Klicker pointed out CHS's town location is closer to water (a few blocks from the Fishhook River) than the proposed facility.

David Collins, executive director of the Hubbard County Regional Economic Development Commission, suggested more fertilizer may be spread on the property as a farm than will get into the soil around the proposed plant.

McKay agreed, noting, "The way we spread fertilizer has changed from 10, 20 years ago, where we spread equal amounts the whole field. Now we see the different soil types...We really try and do a great job of spreading for the nutrients that the crop needs going forward. But we're moving this from agricultural purposes...You'd probably end up with a lesser chance of water contamination (with this plant) than under an agricultural situation, depending on who farmed this in the future."

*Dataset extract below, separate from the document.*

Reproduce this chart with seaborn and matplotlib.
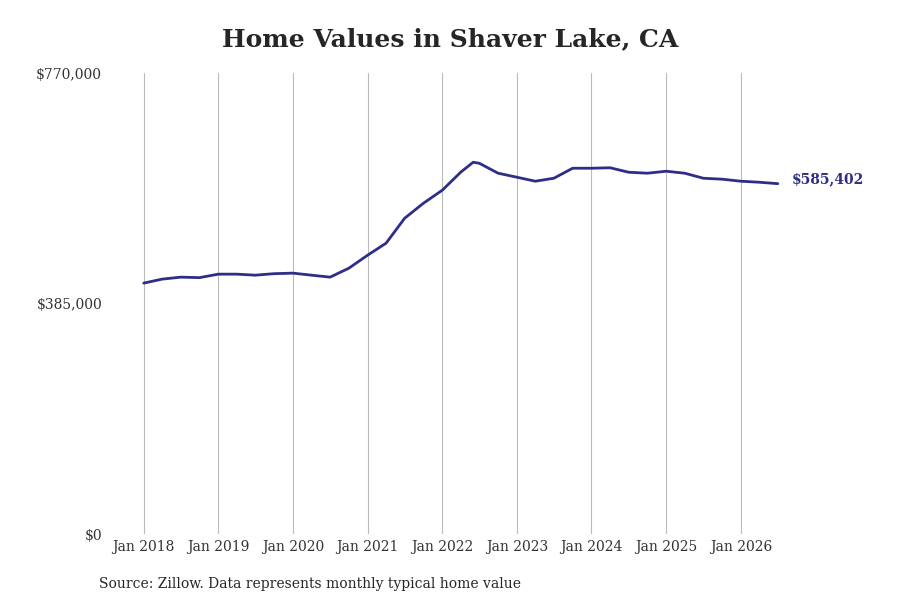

Deb Nicholson, who lives south of the Weiss and Branham families, said, "We all live in that area because of the quality of life that it gives us. I think that is going to change for all of us. It's especially going to change for them. When our property values decrease because of this, are they going to buy us out? What's going to happen? ... We don't have a lot of value, and I feel like we're going to lose the value that it has. It's what we've got. It's all we've got."

Chard said the Todd Township board will take up the planning commission's recommendation at its Feb. 12 meeting. It will be up to the board to decide whether to hold another public hearing about the matter.

The commission's recommendation, approved at the end of the meeting, calls for reclassification of the property for commercial use for a retail agricultural facility. This reclassification is contingent on CHS obtaining administrative subdivision work and a driveway permit from Hubbard County, providing the township a copy of its well test, and making substantial progress on the work within six months unless an extension is requested of the township board.

The next Todd Township Planning Commission meeting is scheduled for 6 p.m. Monday, Feb. 26 in the lower level of the Hubbard County Social Services office, with one or two public hearings to follow at 7 p.m.